1. The camera picks an exposure for the main subject based on the ambient light. This will expose the beach and the hat in a way that is pleasing.

2. The camera fires the flash. The flash bounces off your girlfriend and back to the camera. The camera computes how long the flash must be on in order for the light bouncing off your girlfriend and her hat to be two stops less than the exposure that it picked for the rest of the scene. Again, this is what the exposure compensation setting does for you. The -2 setting is telling the flash to make all the tones in the picture darker than it would normally. This is perfect, because all you want is for the flash to light up the shadows a bit, which are dark.

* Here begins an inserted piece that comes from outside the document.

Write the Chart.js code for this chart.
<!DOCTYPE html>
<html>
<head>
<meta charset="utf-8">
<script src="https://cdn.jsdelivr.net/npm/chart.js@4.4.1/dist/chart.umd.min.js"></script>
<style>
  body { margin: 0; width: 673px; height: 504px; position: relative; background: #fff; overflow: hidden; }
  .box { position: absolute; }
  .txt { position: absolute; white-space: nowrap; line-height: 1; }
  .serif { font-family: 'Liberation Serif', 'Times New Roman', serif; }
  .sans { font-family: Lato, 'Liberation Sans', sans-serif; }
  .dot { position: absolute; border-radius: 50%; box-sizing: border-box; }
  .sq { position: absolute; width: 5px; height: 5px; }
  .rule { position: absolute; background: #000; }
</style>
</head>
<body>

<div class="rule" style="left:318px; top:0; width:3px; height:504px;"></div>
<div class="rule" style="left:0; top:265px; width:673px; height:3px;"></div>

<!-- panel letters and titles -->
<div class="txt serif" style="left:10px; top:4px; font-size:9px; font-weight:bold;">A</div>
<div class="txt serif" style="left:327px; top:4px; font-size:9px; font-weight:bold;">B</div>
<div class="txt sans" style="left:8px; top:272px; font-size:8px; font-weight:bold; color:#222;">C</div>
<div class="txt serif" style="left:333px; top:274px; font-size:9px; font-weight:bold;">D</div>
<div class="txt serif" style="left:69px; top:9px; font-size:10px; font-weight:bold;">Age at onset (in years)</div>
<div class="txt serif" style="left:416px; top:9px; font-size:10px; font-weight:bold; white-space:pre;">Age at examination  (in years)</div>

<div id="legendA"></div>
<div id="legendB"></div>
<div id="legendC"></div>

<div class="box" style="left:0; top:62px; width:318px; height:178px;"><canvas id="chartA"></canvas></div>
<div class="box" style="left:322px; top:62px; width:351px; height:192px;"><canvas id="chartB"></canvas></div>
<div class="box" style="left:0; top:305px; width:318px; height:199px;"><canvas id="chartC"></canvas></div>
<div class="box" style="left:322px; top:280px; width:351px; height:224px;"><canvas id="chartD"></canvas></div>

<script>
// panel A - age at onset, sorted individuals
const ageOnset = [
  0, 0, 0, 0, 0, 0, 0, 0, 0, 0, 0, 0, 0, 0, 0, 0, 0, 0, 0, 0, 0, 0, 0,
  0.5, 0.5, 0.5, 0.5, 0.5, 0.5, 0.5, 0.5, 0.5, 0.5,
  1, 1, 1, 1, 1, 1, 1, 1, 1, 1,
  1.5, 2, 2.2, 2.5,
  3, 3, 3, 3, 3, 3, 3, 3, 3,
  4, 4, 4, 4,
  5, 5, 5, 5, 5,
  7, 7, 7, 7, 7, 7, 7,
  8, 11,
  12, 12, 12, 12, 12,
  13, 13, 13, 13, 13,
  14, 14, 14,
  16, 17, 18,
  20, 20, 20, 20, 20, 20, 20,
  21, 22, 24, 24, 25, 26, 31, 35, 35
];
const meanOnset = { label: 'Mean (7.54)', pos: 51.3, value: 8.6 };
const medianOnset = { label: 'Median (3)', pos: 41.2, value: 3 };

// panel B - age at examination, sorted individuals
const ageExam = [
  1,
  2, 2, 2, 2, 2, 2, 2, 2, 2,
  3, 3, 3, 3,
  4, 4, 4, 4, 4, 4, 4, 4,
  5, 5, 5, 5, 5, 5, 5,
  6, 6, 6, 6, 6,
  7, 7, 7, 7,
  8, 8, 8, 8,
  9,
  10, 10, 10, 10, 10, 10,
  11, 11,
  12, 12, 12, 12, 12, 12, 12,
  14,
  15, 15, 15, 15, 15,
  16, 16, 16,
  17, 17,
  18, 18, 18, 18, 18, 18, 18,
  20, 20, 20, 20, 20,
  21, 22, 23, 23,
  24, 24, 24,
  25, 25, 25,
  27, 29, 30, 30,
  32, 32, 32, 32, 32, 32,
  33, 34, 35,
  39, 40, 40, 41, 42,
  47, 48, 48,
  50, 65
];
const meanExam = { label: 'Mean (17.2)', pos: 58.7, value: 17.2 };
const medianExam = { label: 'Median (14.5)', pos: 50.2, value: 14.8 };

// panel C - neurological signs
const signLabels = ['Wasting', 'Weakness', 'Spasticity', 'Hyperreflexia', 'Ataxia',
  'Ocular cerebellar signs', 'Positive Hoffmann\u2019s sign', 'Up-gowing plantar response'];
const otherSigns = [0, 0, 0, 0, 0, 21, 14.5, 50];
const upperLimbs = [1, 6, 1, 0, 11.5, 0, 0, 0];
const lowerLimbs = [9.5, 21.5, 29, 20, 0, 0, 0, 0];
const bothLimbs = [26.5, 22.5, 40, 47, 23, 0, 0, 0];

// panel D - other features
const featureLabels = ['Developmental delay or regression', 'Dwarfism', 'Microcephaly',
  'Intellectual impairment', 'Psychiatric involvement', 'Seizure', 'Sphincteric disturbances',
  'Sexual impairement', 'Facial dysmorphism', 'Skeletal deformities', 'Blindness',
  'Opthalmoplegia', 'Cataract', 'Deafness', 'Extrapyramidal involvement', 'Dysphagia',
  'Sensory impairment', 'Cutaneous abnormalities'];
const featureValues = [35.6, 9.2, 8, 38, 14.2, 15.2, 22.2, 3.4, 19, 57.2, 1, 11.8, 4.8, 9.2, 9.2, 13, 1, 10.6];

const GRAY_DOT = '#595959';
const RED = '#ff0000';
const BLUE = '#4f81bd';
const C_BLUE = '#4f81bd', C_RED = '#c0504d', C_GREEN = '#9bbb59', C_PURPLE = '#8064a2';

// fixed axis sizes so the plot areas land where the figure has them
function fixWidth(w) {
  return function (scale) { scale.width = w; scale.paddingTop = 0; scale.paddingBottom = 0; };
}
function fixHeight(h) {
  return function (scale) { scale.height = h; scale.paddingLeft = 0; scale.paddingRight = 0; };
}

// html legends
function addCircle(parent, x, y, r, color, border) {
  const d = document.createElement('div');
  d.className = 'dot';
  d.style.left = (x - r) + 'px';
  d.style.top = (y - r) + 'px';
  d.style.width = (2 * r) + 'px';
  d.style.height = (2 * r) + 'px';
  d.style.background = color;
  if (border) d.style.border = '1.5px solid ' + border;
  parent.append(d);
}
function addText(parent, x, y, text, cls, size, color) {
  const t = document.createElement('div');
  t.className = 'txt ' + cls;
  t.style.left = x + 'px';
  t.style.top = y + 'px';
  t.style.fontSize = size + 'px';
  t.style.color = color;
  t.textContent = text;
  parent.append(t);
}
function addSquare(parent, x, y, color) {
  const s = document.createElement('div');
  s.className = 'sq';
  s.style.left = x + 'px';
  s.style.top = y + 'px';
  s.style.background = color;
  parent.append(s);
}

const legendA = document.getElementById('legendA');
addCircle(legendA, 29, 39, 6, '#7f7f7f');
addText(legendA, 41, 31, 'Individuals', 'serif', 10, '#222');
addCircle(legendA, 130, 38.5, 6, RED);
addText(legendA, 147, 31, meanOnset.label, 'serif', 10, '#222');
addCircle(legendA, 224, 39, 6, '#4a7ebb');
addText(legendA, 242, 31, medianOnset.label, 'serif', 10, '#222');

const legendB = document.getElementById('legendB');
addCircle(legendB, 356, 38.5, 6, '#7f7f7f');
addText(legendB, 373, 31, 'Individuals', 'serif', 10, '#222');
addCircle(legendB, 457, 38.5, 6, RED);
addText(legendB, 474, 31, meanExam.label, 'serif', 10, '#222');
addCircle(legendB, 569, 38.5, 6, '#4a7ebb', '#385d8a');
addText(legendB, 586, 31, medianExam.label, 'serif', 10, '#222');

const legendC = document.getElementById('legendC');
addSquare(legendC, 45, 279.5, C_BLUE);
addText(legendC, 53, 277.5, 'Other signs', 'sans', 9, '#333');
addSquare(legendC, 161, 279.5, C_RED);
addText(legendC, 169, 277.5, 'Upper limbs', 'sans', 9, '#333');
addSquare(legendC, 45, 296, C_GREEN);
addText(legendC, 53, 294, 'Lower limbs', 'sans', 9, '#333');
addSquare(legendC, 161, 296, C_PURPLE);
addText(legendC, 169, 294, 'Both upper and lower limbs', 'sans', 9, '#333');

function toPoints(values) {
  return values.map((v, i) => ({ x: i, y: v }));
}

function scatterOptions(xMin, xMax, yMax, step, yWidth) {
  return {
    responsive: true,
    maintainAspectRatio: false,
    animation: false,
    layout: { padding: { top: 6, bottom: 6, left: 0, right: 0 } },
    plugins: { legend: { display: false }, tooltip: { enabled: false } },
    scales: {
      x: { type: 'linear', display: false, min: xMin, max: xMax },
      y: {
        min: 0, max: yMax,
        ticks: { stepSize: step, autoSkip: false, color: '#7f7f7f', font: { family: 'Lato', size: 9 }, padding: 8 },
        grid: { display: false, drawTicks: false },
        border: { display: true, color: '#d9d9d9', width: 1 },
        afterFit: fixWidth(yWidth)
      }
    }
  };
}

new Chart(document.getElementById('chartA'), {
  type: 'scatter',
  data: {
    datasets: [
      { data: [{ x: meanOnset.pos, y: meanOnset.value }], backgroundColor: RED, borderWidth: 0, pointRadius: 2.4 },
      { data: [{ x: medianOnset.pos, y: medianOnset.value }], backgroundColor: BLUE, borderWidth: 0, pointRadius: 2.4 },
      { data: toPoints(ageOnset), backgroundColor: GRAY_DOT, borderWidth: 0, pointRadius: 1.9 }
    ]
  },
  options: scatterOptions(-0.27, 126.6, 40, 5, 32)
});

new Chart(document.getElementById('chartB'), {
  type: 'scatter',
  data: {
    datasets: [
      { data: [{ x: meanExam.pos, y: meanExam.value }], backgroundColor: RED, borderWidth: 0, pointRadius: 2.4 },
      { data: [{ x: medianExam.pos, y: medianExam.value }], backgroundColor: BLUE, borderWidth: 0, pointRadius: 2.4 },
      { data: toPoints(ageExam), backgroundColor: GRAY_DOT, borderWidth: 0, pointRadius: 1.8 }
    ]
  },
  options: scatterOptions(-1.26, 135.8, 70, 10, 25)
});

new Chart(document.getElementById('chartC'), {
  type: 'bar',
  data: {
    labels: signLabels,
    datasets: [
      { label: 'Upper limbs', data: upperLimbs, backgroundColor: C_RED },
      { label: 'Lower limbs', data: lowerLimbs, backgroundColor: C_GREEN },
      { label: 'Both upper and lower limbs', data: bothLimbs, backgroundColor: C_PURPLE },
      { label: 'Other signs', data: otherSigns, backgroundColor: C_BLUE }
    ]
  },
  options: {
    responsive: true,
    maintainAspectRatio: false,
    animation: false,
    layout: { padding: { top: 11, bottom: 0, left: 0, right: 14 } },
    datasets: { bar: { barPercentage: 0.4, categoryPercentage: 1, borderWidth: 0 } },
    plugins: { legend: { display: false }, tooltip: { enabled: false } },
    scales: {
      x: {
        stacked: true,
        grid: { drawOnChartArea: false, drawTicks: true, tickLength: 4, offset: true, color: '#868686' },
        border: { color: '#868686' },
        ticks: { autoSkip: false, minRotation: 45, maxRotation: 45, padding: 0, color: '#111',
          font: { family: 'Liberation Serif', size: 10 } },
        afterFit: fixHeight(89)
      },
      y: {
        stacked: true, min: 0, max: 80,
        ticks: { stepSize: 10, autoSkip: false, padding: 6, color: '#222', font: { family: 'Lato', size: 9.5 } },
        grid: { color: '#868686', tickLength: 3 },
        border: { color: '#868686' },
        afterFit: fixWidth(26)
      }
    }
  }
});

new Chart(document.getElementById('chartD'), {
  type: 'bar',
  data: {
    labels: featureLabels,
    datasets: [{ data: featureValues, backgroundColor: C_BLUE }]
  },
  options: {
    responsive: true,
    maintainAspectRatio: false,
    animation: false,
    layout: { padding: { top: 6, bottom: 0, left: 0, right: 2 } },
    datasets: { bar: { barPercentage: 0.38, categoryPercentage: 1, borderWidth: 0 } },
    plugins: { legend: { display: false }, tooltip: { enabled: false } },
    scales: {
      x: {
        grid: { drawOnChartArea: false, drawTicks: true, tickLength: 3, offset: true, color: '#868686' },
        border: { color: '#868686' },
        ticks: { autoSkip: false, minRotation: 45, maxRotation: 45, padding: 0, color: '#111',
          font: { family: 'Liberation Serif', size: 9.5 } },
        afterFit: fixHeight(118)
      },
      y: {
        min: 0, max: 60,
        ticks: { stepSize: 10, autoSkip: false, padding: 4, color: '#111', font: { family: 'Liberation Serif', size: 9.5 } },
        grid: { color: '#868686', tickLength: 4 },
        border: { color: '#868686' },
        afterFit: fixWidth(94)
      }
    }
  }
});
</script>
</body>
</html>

3. The combined light from the scene and the flash hits the film/ccd in the camera. The effect will be that the beach and the hat are well exposed, and your girlfriend’s face has just enough light on it to bring it into the dynamic range that the film can hold. But, since we told the flash to underexpose, it won’t look look like you have put a light on her face at all. In the picture, the shadow on your girlfriend will look like a normal shadow in real life: darker than the sunlit areas, but with detail. What you’ve done is use the flash to balance the contrast in the scene. This is something your eyes do automatically for you, but which the film or CCD in your camera does not know how to do.

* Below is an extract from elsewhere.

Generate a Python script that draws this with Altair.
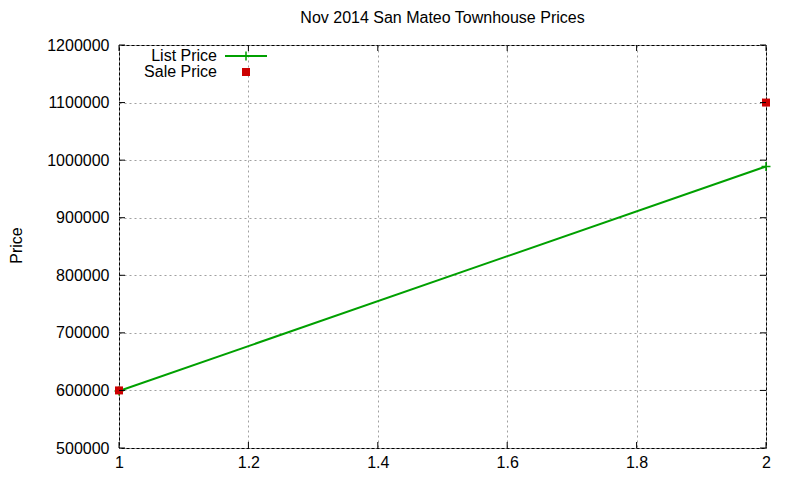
import altair as alt
import pandas as pd

# ---- data ----
x_values = [1, 2]
list_price = [599000, 989000]
sale_price = [600000, 1100000]
series_names = ["List Price", "Sale Price"]
x_ticks = [1, 1.2, 1.4, 1.6, 1.8, 2]
y_ticks = [500000, 600000, 700000, 800000, 900000, 1000000, 1100000, 1200000]
title_text = "Nov 2014 San Mateo Townhouse Prices"
y_title = "Price"

GREEN = "#00a000"
RED = "#cc0000"
FONT = "Liberation Sans"
W, H = 647, 403

list_df = pd.DataFrame({"x": x_values, "price": list_price})
sale_df = pd.DataFrame({"x": x_values, "price": sale_price})
xt_df = pd.DataFrame({"x": x_ticks})
yt_df = pd.DataFrame({"price": y_ticks})

xscale = alt.Scale(domain=[1, 2], nice=False, zero=False)
yscale = alt.Scale(domain=[500000, 1200000], nice=False, zero=False)

x_axis = alt.Axis(values=x_ticks, format="~g", grid=True, gridDash=[2, 3],
                  gridColor="#a0a0a0", gridWidth=1, ticks=False, domain=False,
                  labelFont=FONT, labelFontSize=16, labelColor="black",
                  labelPadding=6, title=None, labelFlush=False)
y_axis = alt.Axis(values=y_ticks, format="d", grid=True, gridDash=[2, 3],
                  gridColor="#a0a0a0", gridWidth=1, ticks=False, domain=False,
                  labelFont=FONT, labelFontSize=16, labelColor="black",
                  labelPadding=10, title=y_title, titleFont=FONT,
                  titleFontSize=16, titleFontWeight="normal", titleColor="black",
                  titleX=-103, titleY=200, titleAngle=270, titleAlign="center",
                  titleBaseline="middle", labelFlush=False)

base_x = alt.X("x:Q", scale=xscale, axis=x_axis)
base_y = alt.Y("price:Q", scale=yscale, axis=y_axis)

list_line = alt.Chart(list_df).mark_line(color=GREEN, strokeWidth=2, clip=False).encode(
    x=base_x, y=base_y)

plus_shape = "M-1,0L1,0M0,-1L0,1"
list_pts = alt.Chart(list_df).mark_point(shape=plus_shape, filled=False, color=GREEN,
                                         strokeWidth=1.5, size=80, opacity=1,
                                         clip=False).encode(
    x=alt.X("x:Q", scale=xscale), y=alt.Y("price:Q", scale=yscale))

sale_pts = alt.Chart(sale_df).mark_point(shape="square", filled=True, color=RED,
                                         size=64, opacity=1, clip=False).encode(
    x=alt.X("x:Q", scale=xscale), y=alt.Y("price:Q", scale=yscale))

# inward tick marks (gnuplot style, mirrored)
tick_style = dict(color="black", strokeWidth=1)
xt_bottom = alt.Chart(xt_df).mark_rule(**tick_style).encode(
    x=alt.X("x:Q", scale=xscale), y=alt.value(H), y2=alt.value(H - 6))
xt_top = alt.Chart(xt_df).mark_rule(**tick_style).encode(
    x=alt.X("x:Q", scale=xscale), y=alt.value(0), y2=alt.value(6))
yt_left = alt.Chart(yt_df).mark_rule(**tick_style).encode(
    y=alt.Y("price:Q", scale=yscale), x=alt.value(0), x2=alt.value(6))
yt_right = alt.Chart(yt_df).mark_rule(**tick_style).encode(
    y=alt.Y("price:Q", scale=yscale), x=alt.value(W), x2=alt.value(W - 6))

# legend (gnuplot style: label then sample)
one = pd.DataFrame({"k": [0]})
leg_txt1 = alt.Chart(one).mark_text(align="right", baseline="middle", font=FONT,
                                    fontSize=16, color="black").encode(
    x=alt.value(98), y=alt.value(11), text=alt.value(series_names[0]))
leg_txt2 = alt.Chart(one).mark_text(align="right", baseline="middle", font=FONT,
                                    fontSize=16, color="black").encode(
    x=alt.value(98), y=alt.value(27), text=alt.value(series_names[1]))
leg_line = alt.Chart(one).mark_rule(color=GREEN, strokeWidth=2).encode(
    x=alt.value(106), x2=alt.value(148), y=alt.value(11))
leg_plus = alt.Chart(one).mark_point(shape=plus_shape, filled=False, color=GREEN,
                                     strokeWidth=1.5, size=80, opacity=1).encode(
    x=alt.value(127), y=alt.value(11))
leg_sq = alt.Chart(one).mark_point(shape="square", filled=True, color=RED,
                                   size=64, opacity=1).encode(
    x=alt.value(127), y=alt.value(27))

chart = alt.layer(
    list_line, list_pts, sale_pts, xt_bottom, xt_top, yt_left, yt_right,
    leg_txt1, leg_txt2, leg_line, leg_plus, leg_sq
).properties(
    width=W, height=H,
    title=alt.TitleParams(title_text, font=FONT, fontSize=16, fontWeight="normal",
                          color="black", anchor="middle", offset=11),
    autosize=alt.AutoSizeParams(type="none"),
    padding={"left": 111, "top": 37, "right": 26, "bottom": 24},
    background="white",
).configure_view(stroke="black", strokeWidth=1)

chart.save("out.html", embed_options={"renderer": "svg", "actions": False})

To sum up, the trick to using a single flash wisely is to try and manipulate the situation so that the flash will look natural. Direct flash on a large group of people in a small room is not a great situation. Bounced flash in a small room with a small subject is a good situation. You will get pleasing light and no one looking at the picture will suspect a thing. Using the flash for fill is another perfect situation. Modern cameras and flashes are particularly good at automatic fill flash. In fact, that’s all the built-in flash in most cameras is really good for.